American Buffalo (1976), set in a junk store in Chicago, concerns the inept scheme of some minor crooks to rob a man who has purchased a buffalo-headed nickel. The dialogue of the all-male cast is laden with profanity. Mamet has commented, however: “I don’t think it’s a naturalistic play at all … The language is very stylized … the fact that it has a lot of four-letter words might make it difficult to see that it’s written in free verse” (quoted in Bigsby 1992, 209). Yet the Introduction to the printed text of the film, starring Dustin Hoffman, recalls the problems Hoffman had in recalling the rhythm while checking his work at the video replay station: “Wait, stop the tape a second. I had this. Christine, is it ‘Fuck you. Pause. Fuck. Pause. Fuck you’? or ‘Fuck you. Fuck. Pause. Fuck …’? Aaagh fuck me , what’s the line?” (1996, x).

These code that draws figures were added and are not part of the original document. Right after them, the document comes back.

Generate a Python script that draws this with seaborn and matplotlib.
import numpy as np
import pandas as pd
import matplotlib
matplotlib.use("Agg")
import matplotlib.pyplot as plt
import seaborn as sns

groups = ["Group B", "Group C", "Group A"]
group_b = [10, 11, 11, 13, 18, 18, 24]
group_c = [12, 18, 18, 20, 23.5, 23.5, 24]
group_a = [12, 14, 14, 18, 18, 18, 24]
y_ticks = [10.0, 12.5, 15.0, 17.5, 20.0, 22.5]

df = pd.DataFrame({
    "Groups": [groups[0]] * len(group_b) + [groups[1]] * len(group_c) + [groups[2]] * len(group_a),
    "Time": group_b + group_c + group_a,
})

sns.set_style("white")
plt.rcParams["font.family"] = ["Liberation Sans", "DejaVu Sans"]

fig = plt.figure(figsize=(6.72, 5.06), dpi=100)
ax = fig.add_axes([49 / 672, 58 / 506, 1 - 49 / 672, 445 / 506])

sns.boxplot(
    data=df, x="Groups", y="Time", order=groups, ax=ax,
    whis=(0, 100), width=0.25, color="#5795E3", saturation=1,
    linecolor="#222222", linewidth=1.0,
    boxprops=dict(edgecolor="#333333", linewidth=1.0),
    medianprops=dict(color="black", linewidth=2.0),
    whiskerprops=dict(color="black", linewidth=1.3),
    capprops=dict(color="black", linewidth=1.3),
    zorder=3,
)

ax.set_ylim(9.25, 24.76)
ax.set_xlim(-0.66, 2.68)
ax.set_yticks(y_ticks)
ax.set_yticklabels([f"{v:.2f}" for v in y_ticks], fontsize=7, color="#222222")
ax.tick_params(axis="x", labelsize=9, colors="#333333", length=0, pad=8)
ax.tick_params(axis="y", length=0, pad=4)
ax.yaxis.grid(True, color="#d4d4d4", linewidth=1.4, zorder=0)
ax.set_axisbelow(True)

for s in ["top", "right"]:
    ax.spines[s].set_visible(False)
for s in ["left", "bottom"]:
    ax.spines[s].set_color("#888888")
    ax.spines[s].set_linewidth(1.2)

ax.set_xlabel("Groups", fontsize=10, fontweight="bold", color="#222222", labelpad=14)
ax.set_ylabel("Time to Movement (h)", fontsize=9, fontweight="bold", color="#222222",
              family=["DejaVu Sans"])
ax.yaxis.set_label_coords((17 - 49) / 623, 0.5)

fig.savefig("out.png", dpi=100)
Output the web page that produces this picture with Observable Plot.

Oleanna (1992) dealing with an accusation of rape against a member of a university faculty by a student, created the most furious controversy although the language was comparatively mild. There were three provocative factors: the accuser is a manipulative female student who is persuaded to make the charge by some feminist supporters, the victim is male, and the audience knows the accusation to be false. The play enraged feminists and scandalized audiences, responses that clearly suggested Mamet had touched a nerve or breached some taboo. In an article (“Why Can’t I Show a Woman telling Lies?” in The Guardian , April 8, 2004), Mamet claimed sexist prejudice against himself as a male, saying, “The sex of an author is nobody’s business.”

Christopher Bigsby has written eloquently of the debased language of Mamet’s plays: “a language evacuated of meaning and principles, distorted and deformed by greed and suspicion” (1992, 211). Thus in American Buffalo , Teach defines free enterprise crassly as “The freedom … of the individual … To Embark on any Fucking course that he thinks fit … in order to secure his honest chance to make a profit” (1978, 35). In Edmond (1982) set in a prison cell, the aftermath of a homosexual rape contains this exchange, an ironic distorted homage to Hamlet V ii 10: Edmond: “There is a destiny that shapes our ends …” Prisoner: “Uh huh.” Edmond: “Rough-hew it how we may.” Prisoner: “How’er we motherfucking may” (p. 100).